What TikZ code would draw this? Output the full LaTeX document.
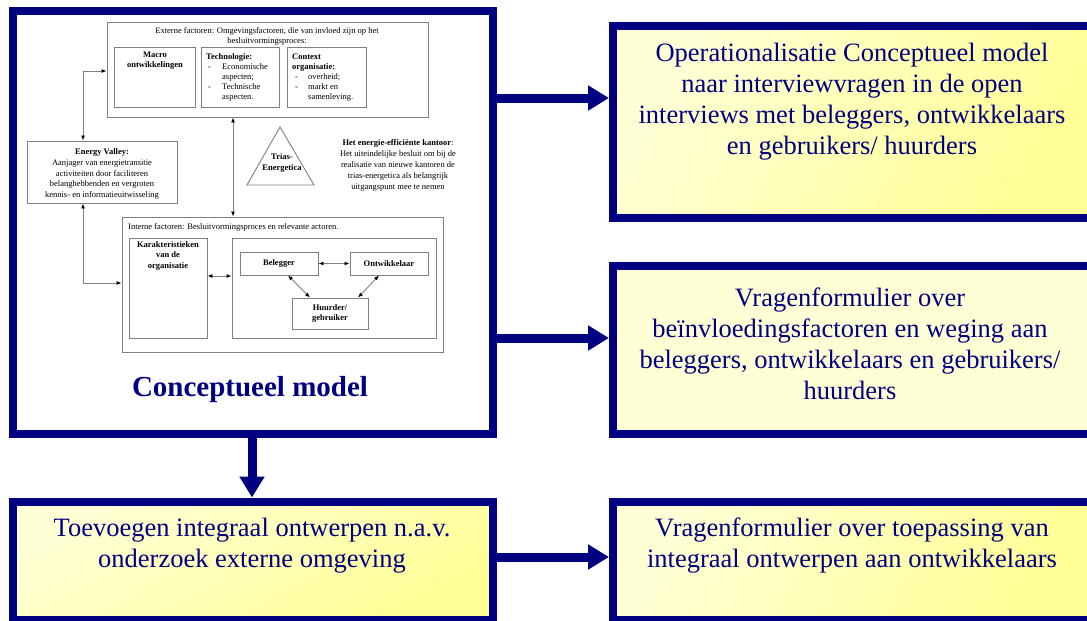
\documentclass[tikz,border=0pt]{standalone}
\usepackage{fontspec}
\setmainfont{Liberation Serif}
\usetikzlibrary{arrows.meta}
\definecolor{navy}{RGB}{0,0,128}
\definecolor{paleyellow}{RGB}{255,255,214}
\definecolor{deepyellow}{RGB}{255,255,150}
\definecolor{linegray}{RGB}{128,128,128}
\begin{document}
\begin{tikzpicture}[x=1pt,y=-1pt,
  bigbox/.style={draw=navy, line width=8pt, inner sep=0pt},
  bigarrow/.style={draw=navy, line width=9pt, -{Triangle[length=21pt,width=24pt]}},
  bigtext/.style={text=navy, align=center, inner sep=0pt, font=\fontsize{26.5}{31}\selectfont},
  ibox/.style={draw=linegray, line width=0.9pt, inner sep=0pt},
  itext/.style={inner sep=0pt, align=center, font=\fontsize{8.5}{10.8}\selectfont},
  iarrow/.style={draw=linegray, line width=0.9pt,
    {Latex[length=5pt,width=4pt,color=black]}-{Latex[length=5pt,width=4pt,color=black]}},
]
\useasboundingbox (0,0) rectangle (1087,621);
\clip (0,0) rectangle (1087,621);
\fill[white] (0,0) rectangle (1087,621);

% ---- main boxes ----
\node[bigbox, fill=white, minimum width=480.5pt, minimum height=423pt] (concept) at (252.75,222) {};
\node[bigbox, left color=deepyellow, right color=paleyellow, shading angle=210,
      minimum width=480pt, minimum height=118.5pt] (extra) at (253,560.75) {};
\node[bigbox, left color=paleyellow, right color=deepyellow, shading angle=60,
      minimum width=478pt, minimum height=192pt] (oper) at (852,122) {};
\node[bigbox, left color=paleyellow, middle color=deepyellow, right color=paleyellow, shading angle=70,
      minimum width=478pt, minimum height=168pt] (weging) at (852,350) {};
\node[bigbox, left color=paleyellow, right color=deepyellow, shading angle=60,
      minimum width=478pt, minimum height=118.5pt] (toepas) at (852,560.75) {};

% ---- texts of the main boxes ----
\node[bigtext] (operT) at (852,101.5) {Operationalisatie Conceptueel model\\naar interviewvragen in de open\\interviews met beleggers, ontwikkelaars\\en gebruikers/ huurders};
\node[bigtext] (wegingT) at (850,343.5) {Vragenformulier over\\beïnvloedingsfactoren en weging aan\\beleggers, ontwikkelaars en gebruikers/\\huurders};
\node[bigtext] (toepasT) at (852,545.5) {Vragenformulier over toepassing van\\integraal ontwerpen aan ontwikkelaars};
\node[bigtext] (extraT) at (252,545.5) {Toevoegen integraal ontwerpen n.a.v.\\onderzoek externe omgeving};
\node[text=navy, inner sep=0pt, font=\fontsize{29}{34}\selectfont\bfseries] (conceptT) at (250,390) {Conceptueel model};

% ---- main connectors ----
\coordinate (ya) at (0,98);
\coordinate (yb) at (0,338);
\coordinate (yc) at (0,557);
\coordinate (xd) at (252,0);
\draw[bigarrow] (concept.east |- ya) -- (oper.west |- ya);
\draw[bigarrow] (concept.east |- yb) -- (weging.west |- yb);
\draw[bigarrow] (extra.east |- yc) -- (toepas.west |- yc);
\draw[bigarrow] (xd |- concept.south) -- (xd |- extra.north);

% ---- conceptual model: external factors ----
\node[ibox, minimum width=321pt, minimum height=95pt] (ext) at (267.5,69.5) {};
\node[itext] (extT) at (267,36.5) {Externe factoren: Omgevingsfactoren, die van invloed zijn op het\\besluitvormingsproces:};
\node[ibox, minimum width=81pt, minimum height=60pt] (macro) at (154.5,77) {};
\node[itext, font=\fontsize{8.5}{10}\selectfont\bfseries] (macroT) at (155,61) {Macro\\ontwikkelingen};
\node[ibox, minimum width=78pt, minimum height=60pt] (tech) at (240,77) {};
\node[itext, anchor=north west, font=\fontsize{8.5}{10}\selectfont] (techT) at (206,52)
  {\begin{tabular}{@{}p{16pt}@{}l@{}}\multicolumn{2}{@{}l@{}}{\textbf{Technologie:}}\\
   \hspace{2pt}- & Economische\\ & aspecten;\\ \hspace{2pt}- & Technische\\ & aspecten.\end{tabular}};
\node[ibox, minimum width=79pt, minimum height=60pt] (ctx) at (326.5,77) {};
\node[itext, anchor=north west, font=\fontsize{8.5}{10}\selectfont] (ctxT) at (292,52)
  {\begin{tabular}{@{}p{16pt}@{}l@{}}\multicolumn{2}{@{}l@{}}{\textbf{Context}}\\
   \multicolumn{2}{@{}l@{}}{\textbf{organisatie:}}\\
   \hspace{3pt}- & overheid;\\ \hspace{3pt}- & markt en\\ & samenleving.\end{tabular}};

% ---- Energy Valley ----
\node[ibox, minimum width=150pt, minimum height=62pt] (ev) at (102,172) {};
\node[itext] (evT) at (102,174) {\textbf{Energy Valley:}\\Aanjager van energietransitie\\activiteiten door faciliteren\\belanghebbenden en vergroten\\kennis- en informatieuitwisseling};

% ---- Trias Energetica ----
\coordinate (tA) at (280,127);
\coordinate (tB) at (247,185);
\coordinate (tC) at (314,185);
\draw[linegray, line width=0.9pt, line join=miter] (tA) -- (tB) -- (tC) -- cycle;
\node[itext, font=\fontsize{8.5}{11}\selectfont\bfseries] (trias) at (282,163) {Trias-\\Energetica};
\node[itext, font=\fontsize{8.5}{11}\selectfont] (kantoor) at (398,165.5) {\textbf{Het energie-efficiënte kantoor}:\\Het uiteindelijke besluit om bij de\\realisatie van nieuwe kantoren de\\trias-energetica als belangrijk\\uitgangspunt mee te nemen};

% ---- internal factors ----
\node[ibox, minimum width=321pt, minimum height=135pt] (int) at (282.5,284.5) {};
\node[itext, anchor=west] (intT) at (128,227) {Interne factoren: Besluitvormingsproces en relevante actoren.};
\node[ibox, minimum width=78pt, minimum height=100pt] (kar) at (168,288) {};
\node[itext, font=\fontsize{8.5}{10.5}\selectfont\bfseries] (karT) at (168,255.5) {Karakteristieken\\van de\\organisatie};
\node[ibox, minimum width=204pt, minimum height=100pt] (act) at (334,288) {};
\node[ibox, minimum width=78pt, minimum height=23pt, font=\fontsize{8.5}{10}\selectfont\bfseries] (bel) at (279,263.5) {Belegger};
\node[ibox, minimum width=78pt, minimum height=23pt, font=\fontsize{8.5}{10}\selectfont\bfseries] (ont) at (389,263.5) {Ontwikkelaar};
\node[ibox, minimum width=76pt, minimum height=31pt, align=center, font=\fontsize{8.5}{10}\selectfont\bfseries] (huu) at (330,313.5) {Huurder/\\gebruiker};

% ---- internal connectors ----
\coordinate (c1) at (83,71);
\coordinate (c2) at (83,283);
\coordinate (xv) at (233,0);
\draw[iarrow] (ext.west |- c1) -- (c1) -- (c1 |- ev.north);
\draw[iarrow] (c2 |- ev.south) -- (c2) -- (int.west |- c2);
\draw[iarrow] (xv |- ext.south) -- (xv |- int.north);
\coordinate (ks) at ([yshift=12pt]kar.east);
\draw[iarrow] (ks) -- (ks -| act.west);
\draw[iarrow] (bel.east) -- (ont.west);
\draw[iarrow] ([xshift=9pt]bel.south) -- ([xshift=-20pt]huu.north);
\draw[iarrow] ([xshift=-10pt]ont.south) -- ([xshift=28pt]huu.north);
\end{tikzpicture}
\end{document}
# # # #
Description of the task |
Exclude every picture and copy the remaining data exactly.

Response to the exercise |
What TikZ code would draw this? Output the full LaTeX document.
\documentclass[tikz,border=0pt]{standalone}
\usepackage{fontspec}
\setmainfont{Liberation Serif}
\usetikzlibrary{arrows.meta}
\definecolor{navy}{RGB}{0,0,128}
\definecolor{paleyellow}{RGB}{255,255,214}
\definecolor{deepyellow}{RGB}{255,255,150}
\definecolor{linegray}{RGB}{128,128,128}
\begin{document}
\begin{tikzpicture}[x=1pt,y=-1pt,
  bigbox/.style={draw=navy, line width=8pt, inner sep=0pt},
  bigarrow/.style={draw=navy, line width=9pt, -{Triangle[length=21pt,width=24pt]}},
  bigtext/.style={text=navy, align=center, inner sep=0pt, font=\fontsize{26.5}{31}\selectfont},
  ibox/.style={draw=linegray, line width=0.9pt, inner sep=0pt},
  itext/.style={inner sep=0pt, align=center, font=\fontsize{8.5}{10.8}\selectfont},
  iarrow/.style={draw=linegray, line width=0.9pt,
    {Latex[length=5pt,width=4pt,color=black]}-{Latex[length=5pt,width=4pt,color=black]}},
]
\useasboundingbox (0,0) rectangle (1087,621);
\clip (0,0) rectangle (1087,621);
\fill[white] (0,0) rectangle (1087,621);

% ---- main boxes ----
\node[bigbox, fill=white, minimum width=480.5pt, minimum height=423pt] (concept) at (252.75,222) {};
\node[bigbox, left color=deepyellow, right color=paleyellow, shading angle=210,
      minimum width=480pt, minimum height=118.5pt] (extra) at (253,560.75) {};
\node[bigbox, left color=paleyellow, right color=deepyellow, shading angle=60,
      minimum width=478pt, minimum height=192pt] (oper) at (852,122) {};
\node[bigbox, left color=paleyellow, middle color=deepyellow, right color=paleyellow, shading angle=70,
      minimum width=478pt, minimum height=168pt] (weging) at (852,350) {};
\node[bigbox, left color=paleyellow, right color=deepyellow, shading angle=60,
      minimum width=478pt, minimum height=118.5pt] (toepas) at (852,560.75) {};

% ---- texts of the main boxes ----
\node[bigtext] (operT) at (852,101.5) {Operationalisatie Conceptueel model\\naar interviewvragen in de open\\interviews met beleggers, ontwikkelaars\\en gebruikers/ huurders};
\node[bigtext] (wegingT) at (850,343.5) {Vragenformulier over\\beïnvloedingsfactoren en weging aan\\beleggers, ontwikkelaars en gebruikers/\\huurders};
\node[bigtext] (toepasT) at (852,545.5) {Vragenformulier over toepassing van\\integraal ontwerpen aan ontwikkelaars};
\node[bigtext] (extraT) at (252,545.5) {Toevoegen integraal ontwerpen n.a.v.\\onderzoek externe omgeving};
\node[text=navy, inner sep=0pt, font=\fontsize{29}{34}\selectfont\bfseries] (conceptT) at (250,390) {Conceptueel model};

% ---- main connectors ----
\coordinate (ya) at (0,98);
\coordinate (yb) at (0,338);
\coordinate (yc) at (0,557);
\coordinate (xd) at (252,0);
\draw[bigarrow] (concept.east |- ya) -- (oper.west |- ya);
\draw[bigarrow] (concept.east |- yb) -- (weging.west |- yb);
\draw[bigarrow] (extra.east |- yc) -- (toepas.west |- yc);
\draw[bigarrow] (xd |- concept.south) -- (xd |- extra.north);

% ---- conceptual model: external factors ----
\node[ibox, minimum width=321pt, minimum height=95pt] (ext) at (267.5,69.5) {};
\node[itext] (extT) at (267,36.5) {Externe factoren: Omgevingsfactoren, die van invloed zijn op het\\besluitvormingsproces:};
\node[ibox, minimum width=81pt, minimum height=60pt] (macro) at (154.5,77) {};
\node[itext, font=\fontsize{8.5}{10}\selectfont\bfseries] (macroT) at (155,61) {Macro\\ontwikkelingen};
\node[ibox, minimum width=78pt, minimum height=60pt] (tech) at (240,77) {};
\node[itext, anchor=north west, font=\fontsize{8.5}{10}\selectfont] (techT) at (206,52)
  {\begin{tabular}{@{}p{16pt}@{}l@{}}\multicolumn{2}{@{}l@{}}{\textbf{Technologie:}}\\
   \hspace{2pt}- & Economische\\ & aspecten;\\ \hspace{2pt}- & Technische\\ & aspecten.\end{tabular}};
\node[ibox, minimum width=79pt, minimum height=60pt] (ctx) at (326.5,77) {};
\node[itext, anchor=north west, font=\fontsize{8.5}{10}\selectfont] (ctxT) at (292,52)
  {\begin{tabular}{@{}p{16pt}@{}l@{}}\multicolumn{2}{@{}l@{}}{\textbf{Context}}\\
   \multicolumn{2}{@{}l@{}}{\textbf{organisatie:}}\\
   \hspace{3pt}- & overheid;\\ \hspace{3pt}- & markt en\\ & samenleving.\end{tabular}};

% ---- Energy Valley ----
\node[ibox, minimum width=150pt, minimum height=62pt] (ev) at (102,172) {};
\node[itext] (evT) at (102,174) {\textbf{Energy Valley:}\\Aanjager van energietransitie\\activiteiten door faciliteren\\belanghebbenden en vergroten\\kennis- en informatieuitwisseling};

% ---- Trias Energetica ----
\coordinate (tA) at (280,127);
\coordinate (tB) at (247,185);
\coordinate (tC) at (314,185);
\draw[linegray, line width=0.9pt, line join=miter] (tA) -- (tB) -- (tC) -- cycle;
\node[itext, font=\fontsize{8.5}{11}\selectfont\bfseries] (trias) at (282,163) {Trias-\\Energetica};
\node[itext, font=\fontsize{8.5}{11}\selectfont] (kantoor) at (398,165.5) {\textbf{Het energie-efficiënte kantoor}:\\Het uiteindelijke besluit om bij de\\realisatie van nieuwe kantoren de\\trias-energetica als belangrijk\\uitgangspunt mee te nemen};

% ---- internal factors ----
\node[ibox, minimum width=321pt, minimum height=135pt] (int) at (282.5,284.5) {};
\node[itext, anchor=west] (intT) at (128,227) {Interne factoren: Besluitvormingsproces en relevante actoren.};
\node[ibox, minimum width=78pt, minimum height=100pt] (kar) at (168,288) {};
\node[itext, font=\fontsize{8.5}{10.5}\selectfont\bfseries] (karT) at (168,255.5) {Karakteristieken\\van de\\organisatie};
\node[ibox, minimum width=204pt, minimum height=100pt] (act) at (334,288) {};
\node[ibox, minimum width=78pt, minimum height=23pt, font=\fontsize{8.5}{10}\selectfont\bfseries] (bel) at (279,263.5) {Belegger};
\node[ibox, minimum width=78pt, minimum height=23pt, font=\fontsize{8.5}{10}\selectfont\bfseries] (ont) at (389,263.5) {Ontwikkelaar};
\node[ibox, minimum width=76pt, minimum height=31pt, align=center, font=\fontsize{8.5}{10}\selectfont\bfseries] (huu) at (330,313.5) {Huurder/\\gebruiker};

% ---- internal connectors ----
\coordinate (c1) at (83,71);
\coordinate (c2) at (83,283);
\coordinate (xv) at (233,0);
\draw[iarrow] (ext.west |- c1) -- (c1) -- (c1 |- ev.north);
\draw[iarrow] (c2 |- ev.south) -- (c2) -- (int.west |- c2);
\draw[iarrow] (xv |- ext.south) -- (xv |- int.north);
\coordinate (ks) at ([yshift=12pt]kar.east);
\draw[iarrow] (ks) -- (ks -| act.west);
\draw[iarrow] (bel.east) -- (ont.west);
\draw[iarrow] ([xshift=9pt]bel.south) -- ([xshift=-20pt]huu.north);
\draw[iarrow] ([xshift=-10pt]ont.south) -- ([xshift=28pt]huu.north);
\end{tikzpicture}
\end{document}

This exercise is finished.